Having risen through the Red Rosa ranks, and conducted her own forward-thinking studies into the qualities and capacities of various fabrics, her ‘60s and ‘70s works are simultaneously forceful and subtle, playing with thread thickness, interwoven intervals and patterns, and geometric motifs. They update Constructivist abstraction to reflect post-war advances in production and consumption. If Andreeva described textiles as her ‘territory of freedom’, then she was also fascinated by the creative potential of grids and algorithms, revelling in the depersonalisation of the industrial process. In the 1970s, she collaborated with her daughter Tatiana to integrate mathematical formulae into her patterns, a kind of fabric cybernetics. (When questioned on this work by the authorities, Andreeva’s line was that this wasn’t bourgeois deviationism — the lines simply made Soviet women look slimmer.) She was a decidedly urban artist, insisting on keeping her apartment above the noise and pollution of Moscow’s Tverskaya thoroughfare because she wanted to feel and witness the rhythm of the city. Much of her most striking work is closely bound up with technology: electrification (the title of a 1967 series that would later decorate the interiors at the Soviet Radio Workers’ Club); cinematography (as in her designs for scarfs and palantines produced to celebrate the Moscow Film Festival); radio waves (the title of a 1974 series of colourful criss-crossed diagonals).
This being the ‘60s, space flight was also key. Andreeva designed the commemorative scarf gifted to the Queen during Yuri Gagarin’s 1961 visit to the UK — a trip that Andreeva tagged along for, despite refusing to join the Party and being the object of constant low-level KGB suspicion. It was here that she was introduced to the works of Victor Vasarely, whose influence is clear in Andreeva’s Sovietised take on op art. (A visit to a Manchester factory also left her shocked at the hazardous conditions and exploited immigrant labour of British industry, more than a century after Engels had observed the same.)
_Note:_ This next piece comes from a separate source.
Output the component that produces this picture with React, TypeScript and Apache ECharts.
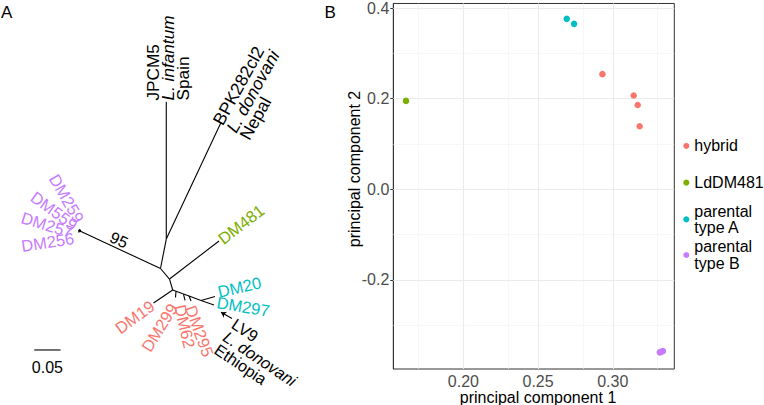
import React, { useEffect, useRef } from 'react';
import * as echarts from 'echarts';

const FONT = '"Liberation Sans", Arial, Helvetica, sans-serif';

// ---------------- Panel A: unrooted tree (branch-length units) ----------------
const treeNodeIds = ['root', 'n1', 'JPCM5', 'BPK282cl2', 'nB', 'n3', 'DM481', 'n4', 'DM19', 's1', 'DM299', 's2', 'DM62', 's3', 'DM295', 'n6', 'DM20', 'DM297', 'DM259', 'DM559', 'DM257', 'DM256'];
const treeNodeX = [0, 0.011, 0.011, 0.115, -0.1511, 0.0171, 0.1112, 0.0232, -0.0133, 0.0295, 0.0285, 0.0437, 0.0466, 0.0542, 0.058, 0.077, 0.1036, 0.1017, -0.154, -0.1557, -0.1565, -0.1567];
const treeNodeY = [0, 0.056, 0.317, 0.2776, 0.0703, -0.02, 0.0523, -0.0409, -0.0656, -0.0431, -0.0551, -0.0485, -0.0608, -0.0523, -0.0618, -0.0608, -0.0532, -0.0694, 0.0752, 0.0737, 0.072, 0.0695];
const treeEdges: [string, string][] = [
  ['root', 'n1'], ['n1', 'JPCM5'], ['n1', 'BPK282cl2'], ['root', 'nB'], ['root', 'n3'],
  ['n3', 'DM481'], ['n3', 'n4'], ['n4', 'DM19'], ['n4', 's1'], ['s1', 'DM299'], ['s1', 's2'],
  ['s2', 'DM62'], ['s2', 's3'], ['s3', 'DM295'], ['s3', 'n6'], ['n6', 'DM20'], ['n6', 'DM297'],
  ['nB', 'DM259'], ['nB', 'DM559'], ['nB', 'DM257'], ['nB', 'DM256'],
];
// LV9 branch (drawn with an arrow head)
const lv9BranchX = [0.115, 0.1359];
const lv9BranchY = [-0.0833, -0.0951];

// tip labels
const tipText = [
  'JPCM5\n{i|L. infantum}\nSpain',
  'BPK282cl2\n{i|L. donovani}\nNepal',
  'DM481', 'DM259', 'DM559', 'DM257', 'DM256',
  'DM19', 'DM299', 'DM62', 'DM295', 'DM20', 'DM297',
  'LV9\n{i|L. donovani}\nEthiopia',
];
const tipGroup = ['ref', 'ref', 'LdDM481', 'B', 'B', 'B', 'B', 'hybrid', 'hybrid', 'hybrid', 'hybrid', 'A', 'A', 'ref'];
const tipX = [0.0143, 0.134, 0.1131, -0.153, -0.1612, -0.1673, -0.1644, -0.0152, 0.0247, 0.0371, 0.057, 0.1093, 0.1074, 0.1226];
const tipY = [0.3194, 0.2614, 0.0532, 0.0894, 0.08, 0.0684, 0.058, -0.0675, -0.0694, -0.0694, -0.0713, -0.0447, -0.0637, -0.1264];
const tipAngle = [90, 61, 37.5, -60, -36, -17, 8.6, 36, 58, -77, -70, 13, -9.5, -34];
const tipAlign = ['left', 'left', 'left', 'right', 'right', 'right', 'right', 'right', 'right', 'left', 'left', 'left', 'left', 'left'];
const tipFontSize = [17.2, 17.5, 16.5, 16.5, 16.5, 16.5, 16.5, 16.5, 16.5, 16.5, 16.5, 16.5, 16.5, 16.3];

// bootstrap support
const supportText = ['95'];
const supportX = [-0.0789];
const supportY = [0.0542];
const supportAngle = [-25];

// scale bar
const scaleBarLength = 0.05;
const scaleBarX = -0.24;
const scaleBarY = -0.1549;
const scaleBarLabel = '0.05';

// ---------------- Panel B: PCA ----------------
const groupNames = ['hybrid', 'LdDM481', 'parental type A', 'parental type B'];
const groupLegend = ['hybrid', 'LdDM481', 'parental\ntype A', 'parental\ntype B'];
const hybridPC1 = [0.2931, 0.314, 0.3167, 0.318];
const hybridPC2 = [0.254, 0.207, 0.186, 0.139];
const ld481PC1 = [0.1616];
const ld481PC2 = [0.195];
const typeAPC1 = [0.2692, 0.2741];
const typeAPC2 = [0.376, 0.365];
const typeBPC1 = [0.3315, 0.3322, 0.333, 0.3336];
const typeBPC2 = [-0.36, -0.359, -0.358, -0.357];
const pc1Ticks = [0.2, 0.25, 0.3];
const pc1Minor = [0.175, 0.225, 0.275, 0.325];
const pc2Ticks = [-0.2, 0.0, 0.2, 0.4];
const pc2Minor = [-0.3, -0.1, 0.1, 0.3];

const groupColor: Record<string, string> = {
  hybrid: '#F8766D', LdDM481: '#7CAE00', A: '#00BFC4', B: '#C77CFF', ref: '#000000',
};
const seriesColors = ['#F8766D', '#7CAE00', '#00BFC4', '#C77CFF'];
const legendTops = [137.6, 174.3, 202.7, 238.3];

function zip(a: number[], b: number[]) {
  return a.map((v, i) => [v, b[i]]);
}

export default function App() {
  const ref = useRef<HTMLDivElement>(null);
  useEffect(() => {
    if (!ref.current) return;
    const chart = echarts.init(ref.current, undefined, { renderer: 'svg' });
    const idx = (id: string) => treeNodeIds.indexOf(id);
    const edgeData = treeEdges.map(([a, b]) => [treeNodeX[idx(a)], treeNodeY[idx(a)], treeNodeX[idx(b)], treeNodeY[idx(b)]]);
    const tipData = tipX.map((x, i) => [x, tipY[i], tipAngle[i]]);
    const supportData = supportX.map((x, i) => [x, supportY[i], supportAngle[i]]);

    const pcData = [zip(hybridPC1, hybridPC2), zip(ld481PC1, ld481PC2), zip(typeAPC1, typeAPC2), zip(typeBPC1, typeBPC2)];

    const gridLines = [
      ...pc1Ticks.map((v) => ({ xAxis: v, lineStyle: { color: '#ebebeb', width: 1.1, type: 'solid' } })),
      ...pc1Minor.map((v) => ({ xAxis: v, lineStyle: { color: '#f2f2f2', width: 0.6, type: 'solid' } })),
      ...pc2Ticks.map((v) => ({ yAxis: v, lineStyle: { color: '#ebebeb', width: 1.1, type: 'solid' } })),
      ...pc2Minor.map((v) => ({ yAxis: v, lineStyle: { color: '#f2f2f2', width: 0.6, type: 'solid' } })),
    ];

    const legends = groupNames.map((name, i) => ({
      data: [name],
      orient: 'vertical',
      left: 683.3,
      top: legendTops[i],
      padding: 0,
      itemWidth: 6,
      itemHeight: 6,
      icon: 'circle',
      selectedMode: false,
      formatter: () => groupLegend[i],
      textStyle: { color: '#000', fontSize: 16, fontFamily: FONT, lineHeight: 16.7 },
    }));

    const option: any = {
      animation: false,
      textStyle: { fontFamily: FONT },
      grid: [
        { left: 0, top: 0, width: 330, height: 405, show: false },
        { left: 393.3, top: 1.7, width: 281, height: 367.3, show: true, borderColor: '#333', borderWidth: 1, backgroundColor: '#fff' },
      ],
      xAxis: [
        { gridIndex: 0, type: 'value', min: -0.3051, max: 0.3222, show: false },
        {
          gridIndex: 1, type: 'value', min: 0.1531, max: 0.3412,
          axisLine: { show: true, lineStyle: { color: '#333', width: 1 } },
          axisTick: { show: true, customValues: pc1Ticks, length: 3, lineStyle: { color: '#333' } },
          axisLabel: { customValues: pc1Ticks, formatter: (v: number) => v.toFixed(2), fontSize: 16, lineHeight: 14, color: '#4d4d4d', margin: 5, fontFamily: FONT },
          splitLine: { show: false },
        },
      ],
      yAxis: [
        { gridIndex: 0, type: 'value', min: -0.2595, max: 0.5105, show: false },
        {
          gridIndex: 1, type: 'value', min: -0.3967, max: 0.41,
          axisLine: { show: true, lineStyle: { color: '#333', width: 1 } },
          axisTick: { show: true, customValues: pc2Ticks, length: 3, lineStyle: { color: '#333' } },
          axisLabel: { customValues: pc2Ticks, formatter: (v: number) => v.toFixed(1), fontSize: 16, color: '#4d4d4d', margin: 4, fontFamily: FONT },
          splitLine: { show: false },
        },
      ],
      legend: legends,
      graphic: [
        { type: 'text', left: 1, top: 4, style: { text: 'A', fontSize: 17, fontFamily: FONT, fill: '#000' } },
        { type: 'text', left: 324.5, top: 4, style: { text: 'B', fontSize: 17, fontFamily: FONT, fill: '#000' } },
        { type: 'text', x: 538, y: 397, style: { text: 'principal component 1', fontSize: 16, fontFamily: FONT, fill: '#000', align: 'center', verticalAlign: 'middle', lineHeight: 14 } },
        { type: 'text', x: 354, y: 169, rotation: Math.PI / 2, style: { text: 'principal component 2', fontSize: 16, fontFamily: FONT, fill: '#000', align: 'center', verticalAlign: 'middle' } },
      ],
      series: [
        {
          type: 'custom', name: 'tree', xAxisIndex: 0, yAxisIndex: 0, silent: true,
          data: edgeData, encode: { x: [0, 2], y: [1, 3] },
          renderItem: (_p: any, api: any) => {
            const a = api.coord([api.value(0), api.value(1)]);
            const b = api.coord([api.value(2), api.value(3)]);
            return { type: 'line', shape: { x1: a[0], y1: a[1], x2: b[0], y2: b[1] }, style: { stroke: '#000', lineWidth: 1.1 } };
          },
        },
        {
          type: 'lines', name: 'lv9', coordinateSystem: 'cartesian2d', xAxisIndex: 0, yAxisIndex: 0, silent: true,
          symbol: ['arrow', 'none'], symbolSize: [5, 0],
          lineStyle: { color: '#000', width: 1.1, opacity: 1 },
          data: [{ coords: [[lv9BranchX[0], lv9BranchY[0]], [lv9BranchX[1], lv9BranchY[1]]] }],
        },
        {
          type: 'custom', name: 'tips', xAxisIndex: 0, yAxisIndex: 0, silent: true,
          data: tipData, encode: { x: 0, y: 1 },
          renderItem: (params: any, api: any) => {
            const i = params.dataIndex;
            const p = api.coord([api.value(0), api.value(1)]);
            const fill = groupColor[tipGroup[i]];
            const fs = tipFontSize[i];
            return {
              type: 'text', x: p[0], y: p[1], rotation: (api.value(2) * Math.PI) / 180,
              style: {
                text: tipText[i], fill, fontSize: fs, fontFamily: FONT,
                align: tipAlign[i], verticalAlign: 'middle', lineHeight: 15.3,
                rich: { i: { fill, fontSize: fs, fontFamily: FONT, fontStyle: 'italic', lineHeight: 15.3 } },
              },
            };
          },
        },
        {
          type: 'custom', name: 'support', xAxisIndex: 0, yAxisIndex: 0, silent: true,
          data: supportData, encode: { x: 0, y: 1 },
          renderItem: (params: any, api: any) => {
            const p = api.coord([api.value(0), api.value(1)]);
            return {
              type: 'text', x: p[0], y: p[1], rotation: (api.value(2) * Math.PI) / 180,
              style: { text: supportText[params.dataIndex], fill: '#000', fontSize: 16, fontFamily: FONT, align: 'center', verticalAlign: 'middle' },
            };
          },
        },
        {
          type: 'custom', name: 'scalebar', xAxisIndex: 0, yAxisIndex: 0, silent: true,
          data: [[scaleBarX, scaleBarY, scaleBarX + scaleBarLength]], encode: { x: [0, 2], y: 1 },
          renderItem: (_p: any, api: any) => {
            const a = api.coord([api.value(0), api.value(1)]);
            const b = api.coord([api.value(2), api.value(1)]);
            return {
              type: 'group',
              children: [
                { type: 'line', shape: { x1: a[0], y1: a[1], x2: b[0], y2: b[1] }, style: { stroke: '#000', lineWidth: 1.1 } },
                { type: 'text', x: (a[0] + b[0]) / 2, y: a[1] + 17.5, style: { text: scaleBarLabel, fill: '#000', fontSize: 16, fontFamily: FONT, align: 'center', verticalAlign: 'middle' } },
              ],
            };
          },
        },
        {
          type: 'scatter', name: 'grid-lines', xAxisIndex: 1, yAxisIndex: 1, data: [], silent: true,
          markLine: { silent: true, z: 1, symbol: ['none', 'none'], label: { show: false }, data: gridLines, animation: false },
        },
        ...groupNames.map((name, i) => ({
          type: 'scatter', name, xAxisIndex: 1, yAxisIndex: 1, z: 3, silent: true,
          symbol: 'circle', symbolSize: 6.5,
          itemStyle: { color: seriesColors[i], opacity: 1 },
          data: pcData[i],
        })),
      ],
    };
    chart.setOption(option);
    return () => chart.dispose();
  }, []);
  return <div ref={ref} style={{ position: 'fixed', left: 0, top: 0, width: 764, height: 405, background: '#fff' }} />;
}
This UK tour is perhaps the clearest example of the oxymoronic nature of Andreeva’s career. Most of her work was intended for mass production, meant to become part of the domestic everyday. At the same time, she was personally commissioned to produce one-off pieces to ‘represent’ the USSR abroad at the heights of elite-led cultural diplomacy. Her designs featured at Expos from 1958 onwards, the 1963 World Congress of Women, the 1980 Olympics. As such, her audiences were both ordinary Soviet citizens and handpicked foreign dignitaries. Not just Her Majesty, but Antonioni and Sophia Loren took her silks home. Alongside her significance as an industrial designer, Andreeva was arguably one of the most important figures in Cold War cultural diplomacy, a field only recently afforded the academic attention it deserves.
Her story thus demonstrates is just how reductive a monolithic understanding of ‘official’ Soviet culture is. Whether we think that such a culture resided in domestic industry, or we understand ‘official’ culture to mean the Soviet Union’s self-presentation to the wider world, then in either case Andreeva shows us how collaborative, radical, and open to non-Soviet and non-conformist traditions that culture could be. Indeed, the very fact of ‘cultural diplomacy’ suggests that any ‘official’ Soviet socialist culture was produced interdependently, with and by the West.
In any case, if we’re looking to Andreeva for lessons in socialist culture-making, we needn’t pay too much attention to Queen Liz’s gift bag. For a certain audience, her designs are thrilling precisely because they hark back to the glory days of the Constructivist 1920s, presumed lost to Stalinism and war by the time Andreeva came around; indeed, if MoMA’s acquisition does prompt fresh hype around Andreeva, this will likely be the reason. But while instructive, this kind of schematic art historical approach tends to fixate on aesthetic resemblance at the expense of the actual motivating ideas behind Constructivism. (It also lionises only those parts of Soviet modernism that most closely resemble the Western canon.)
The Constructivists turned to the utilitarian culture of ‘everyday’ life in the 1920s in an attempt to manufacture a new, non-alienated relationship between citizen and consumer object. This would be achieved, they argued, by making the production process transparent within the finished item. Stepanova and Popova were interested in textile design because they believed its marriage of the conceptual, the sensual, and the practical contained the seeds of this new material culture. And in a way, they were right: despite the canonical status of their (male) colleagues, only Stepanova and Popova of the core Constructivist clique succeeded in actually getting their designs mass-produced and distributed. In Imagine No Possessions: The Socialist Objects of Russian Constructivism, Christina Kiaer describes Stepanova and Popova’s work in terms that capture something of Andreeva’s own interplay between technology and the textile: ‘in its dynamic, optical quality, this piece of cotton fabric, designed for women’s dresses, embodies the Constructivist ideal of a mass-produced object of everyday life that has been penetrated and transformed by the processes of production… [conveying] the invention and creativity of the industrial production process through its very visual form [and] lending the fabric itself the animation of its makers.’
Like her forebears, then, Andreeva helped to shift textiles from the more easily dismissed, marginalised world of decorative arts into industrial production, unsettling preconceived notions about ‘feminine’ artistic traditions and the masculine totems of Modernism. Of course, this could all be dismissed as long-debunked early-20th-century utopianism. But we don’t need to relitigate the New Economic Policy to acknowledge that an archive like Andreeva’s has something to teach us. The underlying questions, after all, remain sound: which artefacts of material culture matter? What might socialist fashion look like? How do we change our relationship to the material we produce and consume? Are we still capable, as Andreeva described her own method, of ‘learning from the fabric’?